— Begin INFORMATION SUPPLIED —
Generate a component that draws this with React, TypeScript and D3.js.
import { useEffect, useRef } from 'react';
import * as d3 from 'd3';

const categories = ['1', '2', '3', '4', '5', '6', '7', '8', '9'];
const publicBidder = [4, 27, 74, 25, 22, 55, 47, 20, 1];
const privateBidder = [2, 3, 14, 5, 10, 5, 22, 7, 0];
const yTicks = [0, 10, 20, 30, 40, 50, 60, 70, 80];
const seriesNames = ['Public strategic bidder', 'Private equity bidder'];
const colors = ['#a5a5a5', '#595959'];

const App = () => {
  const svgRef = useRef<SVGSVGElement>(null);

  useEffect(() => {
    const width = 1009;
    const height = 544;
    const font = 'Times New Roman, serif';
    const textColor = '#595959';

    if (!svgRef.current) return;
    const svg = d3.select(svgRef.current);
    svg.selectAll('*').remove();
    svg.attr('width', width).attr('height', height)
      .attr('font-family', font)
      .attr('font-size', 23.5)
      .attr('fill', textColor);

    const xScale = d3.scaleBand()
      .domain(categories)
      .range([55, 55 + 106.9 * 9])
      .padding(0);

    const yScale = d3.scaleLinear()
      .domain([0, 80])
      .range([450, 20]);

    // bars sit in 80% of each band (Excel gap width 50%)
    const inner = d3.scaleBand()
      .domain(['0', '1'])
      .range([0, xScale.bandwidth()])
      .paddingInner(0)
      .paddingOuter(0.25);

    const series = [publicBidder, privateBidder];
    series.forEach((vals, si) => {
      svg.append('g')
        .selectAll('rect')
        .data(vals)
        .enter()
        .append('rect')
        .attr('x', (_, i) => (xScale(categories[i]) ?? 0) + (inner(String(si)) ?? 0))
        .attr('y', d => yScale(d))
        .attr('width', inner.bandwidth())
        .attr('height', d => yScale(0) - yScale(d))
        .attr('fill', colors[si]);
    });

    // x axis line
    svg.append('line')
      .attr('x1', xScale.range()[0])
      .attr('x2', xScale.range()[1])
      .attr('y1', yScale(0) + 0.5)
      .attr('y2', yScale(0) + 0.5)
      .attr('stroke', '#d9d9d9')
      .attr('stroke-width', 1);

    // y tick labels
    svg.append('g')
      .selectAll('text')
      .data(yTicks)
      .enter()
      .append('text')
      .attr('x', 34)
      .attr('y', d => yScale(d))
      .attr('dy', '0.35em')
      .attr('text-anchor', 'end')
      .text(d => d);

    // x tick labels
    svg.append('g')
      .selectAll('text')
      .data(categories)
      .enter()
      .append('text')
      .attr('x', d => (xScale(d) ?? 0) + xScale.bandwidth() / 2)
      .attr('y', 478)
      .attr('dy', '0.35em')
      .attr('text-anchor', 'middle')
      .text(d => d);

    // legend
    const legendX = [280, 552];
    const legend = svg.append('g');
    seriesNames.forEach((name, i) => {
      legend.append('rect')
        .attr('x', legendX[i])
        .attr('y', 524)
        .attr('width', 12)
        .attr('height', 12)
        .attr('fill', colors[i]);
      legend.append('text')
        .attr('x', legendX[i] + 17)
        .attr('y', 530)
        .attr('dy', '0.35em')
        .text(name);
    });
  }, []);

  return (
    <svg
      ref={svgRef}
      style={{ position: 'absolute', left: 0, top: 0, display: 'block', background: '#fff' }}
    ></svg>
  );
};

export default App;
— End INFORMATION SUPPLIED —
— Begin INFORMATION SUPPLIED —
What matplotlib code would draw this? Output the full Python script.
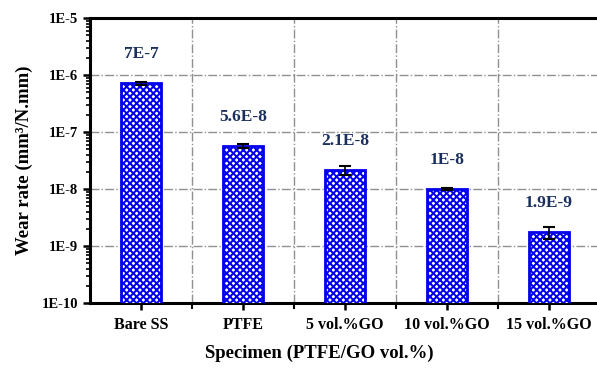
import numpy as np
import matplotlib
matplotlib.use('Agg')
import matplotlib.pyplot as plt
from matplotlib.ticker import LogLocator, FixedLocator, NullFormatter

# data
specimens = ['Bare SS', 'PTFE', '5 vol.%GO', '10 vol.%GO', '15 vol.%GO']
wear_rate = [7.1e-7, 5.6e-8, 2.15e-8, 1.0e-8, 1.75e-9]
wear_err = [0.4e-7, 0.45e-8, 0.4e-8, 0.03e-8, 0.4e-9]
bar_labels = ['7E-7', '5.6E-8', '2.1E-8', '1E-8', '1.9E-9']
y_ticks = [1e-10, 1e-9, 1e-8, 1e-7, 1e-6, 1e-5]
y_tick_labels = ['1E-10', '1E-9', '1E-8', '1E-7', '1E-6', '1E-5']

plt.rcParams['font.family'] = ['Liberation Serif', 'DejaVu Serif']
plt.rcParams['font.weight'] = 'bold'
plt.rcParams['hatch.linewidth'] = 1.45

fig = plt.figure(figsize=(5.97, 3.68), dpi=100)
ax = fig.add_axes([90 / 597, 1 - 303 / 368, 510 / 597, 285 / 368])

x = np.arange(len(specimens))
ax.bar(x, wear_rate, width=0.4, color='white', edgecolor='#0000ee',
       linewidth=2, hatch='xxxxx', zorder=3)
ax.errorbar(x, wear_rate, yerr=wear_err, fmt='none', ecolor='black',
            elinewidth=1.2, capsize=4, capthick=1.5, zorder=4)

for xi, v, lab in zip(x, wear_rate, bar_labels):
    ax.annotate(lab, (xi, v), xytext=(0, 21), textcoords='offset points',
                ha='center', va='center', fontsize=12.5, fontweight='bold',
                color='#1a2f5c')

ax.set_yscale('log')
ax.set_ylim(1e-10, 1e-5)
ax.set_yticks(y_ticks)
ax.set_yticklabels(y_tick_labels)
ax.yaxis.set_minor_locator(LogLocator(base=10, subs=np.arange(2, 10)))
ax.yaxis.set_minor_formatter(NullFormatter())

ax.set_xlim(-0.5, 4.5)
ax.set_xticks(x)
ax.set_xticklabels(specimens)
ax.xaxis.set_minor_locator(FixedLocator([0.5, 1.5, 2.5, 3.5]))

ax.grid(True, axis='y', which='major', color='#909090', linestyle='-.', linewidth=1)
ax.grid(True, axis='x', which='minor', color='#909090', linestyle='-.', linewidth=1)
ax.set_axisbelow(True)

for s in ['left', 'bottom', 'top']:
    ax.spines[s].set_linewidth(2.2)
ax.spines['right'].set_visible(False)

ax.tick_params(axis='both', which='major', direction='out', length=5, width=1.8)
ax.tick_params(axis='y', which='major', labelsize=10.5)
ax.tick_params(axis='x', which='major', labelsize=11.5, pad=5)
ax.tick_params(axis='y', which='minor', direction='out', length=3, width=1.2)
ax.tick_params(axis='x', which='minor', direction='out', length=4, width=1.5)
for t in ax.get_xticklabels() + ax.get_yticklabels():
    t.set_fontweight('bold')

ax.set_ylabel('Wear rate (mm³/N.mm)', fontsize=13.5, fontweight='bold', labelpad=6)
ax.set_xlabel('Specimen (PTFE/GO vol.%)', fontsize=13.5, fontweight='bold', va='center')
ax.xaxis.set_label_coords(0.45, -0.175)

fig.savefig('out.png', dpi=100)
— End INFORMATION SUPPLIED —
— Begin INFORMATION SUPPLIED —
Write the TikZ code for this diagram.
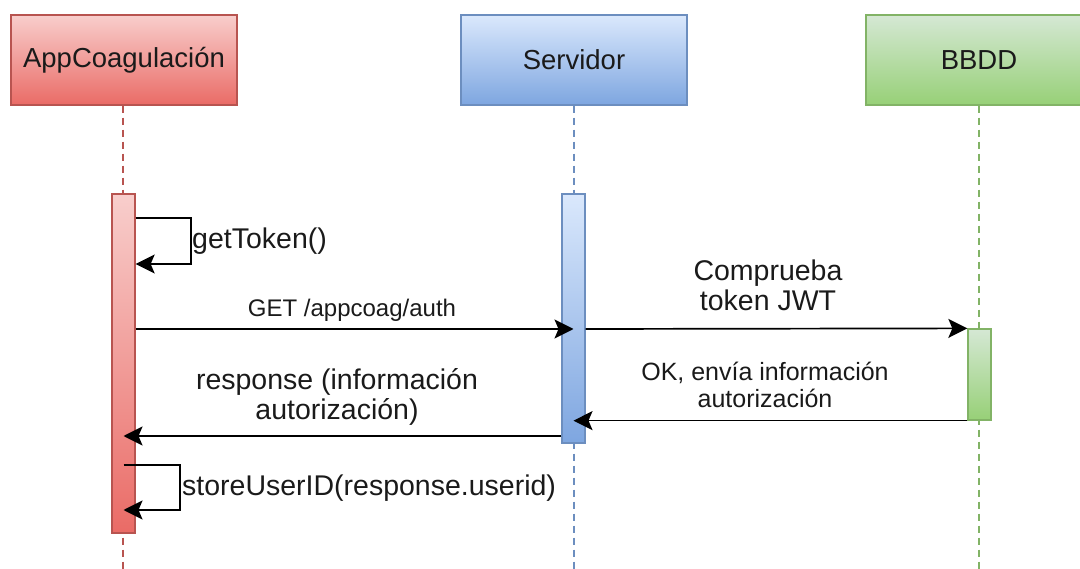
— End INFORMATION SUPPLIED —
# TASK PROMPT
Quote the lines that begin at the line containing "Generate a component" and end at the line containing "const svgRef = useRef<SVGSVGElement>(null);", keeping both of those lines.

# ANSWER TO THE PROBLEM
Generate a component that draws this with React, TypeScript and D3.js.
import { useEffect, useRef } from 'react';
import * as d3 from 'd3';

const categories = ['1', '2', '3', '4', '5', '6', '7', '8', '9'];
const publicBidder = [4, 27, 74, 25, 22, 55, 47, 20, 1];
const privateBidder = [2, 3, 14, 5, 10, 5, 22, 7, 0];
const yTicks = [0, 10, 20, 30, 40, 50, 60, 70, 80];
const seriesNames = ['Public strategic bidder', 'Private equity bidder'];
const colors = ['#a5a5a5', '#595959'];

const App = () => {
  const svgRef = useRef<SVGSVGElement>(null);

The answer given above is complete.